Because many quadrupeds are made in China and hard to source at scale in the U.S., our roadmap decouples sensing from any single vendor so we can swap platforms. Calibration ties LiDAR, cameras, and RF probes to the twin’s coordinate system at the start of each mission, then rechecks at waypoints to maintain consistency. We’ve learned to standardize routes inside the twin so two different robots trace the same path and produce comparable surveys. That discipline lets us ship robots to a site, run minutes‑long checks, and trust the results without anchoring to one manufacturer.
For RF engineers used to legacy tools, how do you drive adoption without eroding trust, and what training shifts their mental model?

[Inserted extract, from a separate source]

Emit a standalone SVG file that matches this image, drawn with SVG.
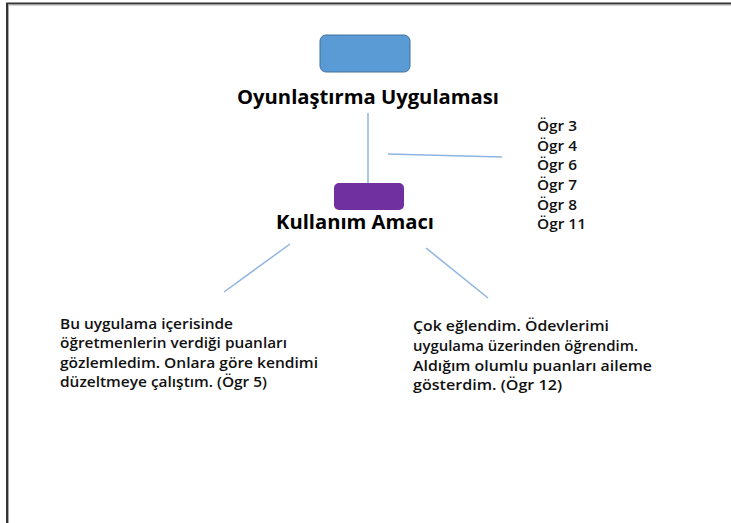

Share the most effective workflow change, common pushbacks, and the moment skeptics usually convert.
We start by showing their own building inside the twin so they can see how familiar problems look with context, not asking them to trust screenshots. The biggest workflow change is moving debate into simulations that run in minutes, so teams can try options without burning days or weeks. Pushback often centers on “black box” fear, which dissolves when they watch the agents annotate choices against walls, glass, and terrain they recognize. The conversion moment is tangible: a quick simulation that prevents a bad change, with a rollback already drawn on the same canvas.
What ROI do customers typically see in the first quarter, and which levers—design speed, spectrum efficiency, ticket deflection—move fastest? Please include concrete percentages, baseline comparisons, and one anecdote where results beat expectations.
The lever that moves first is time: compressing work that took days or weeks into minutes frees teams to fix more, faster, without new headcount. We’re careful not to generalize percentages across buyers, but the minutes‑level loop consistently shows up as the early win they feel by the end of a quarter. One customer expected a months‑long redesign; the twin let us simulate and approve a safer alternative in minutes, and tickets dropped without a heavy lift. The anecdote repeats: when stakeholders see a change rehearsed in the model first, they green‑light it, and the relief is almost physical.
Do you have any advice for our readers?
Treat your environment as part of your network stack—walls, windows, and walkways are signals in disguise. If a task still takes days or weeks, ask what would need to be modeled so it can happen in minutes, then start there. Keep humans in the loop at the gates that carry risk, but let agents and the twin do the drudgery so you can design more boldly. And whenever you can, validate in the model first; the confidence you gain pays for itself the first time you avert a bad change.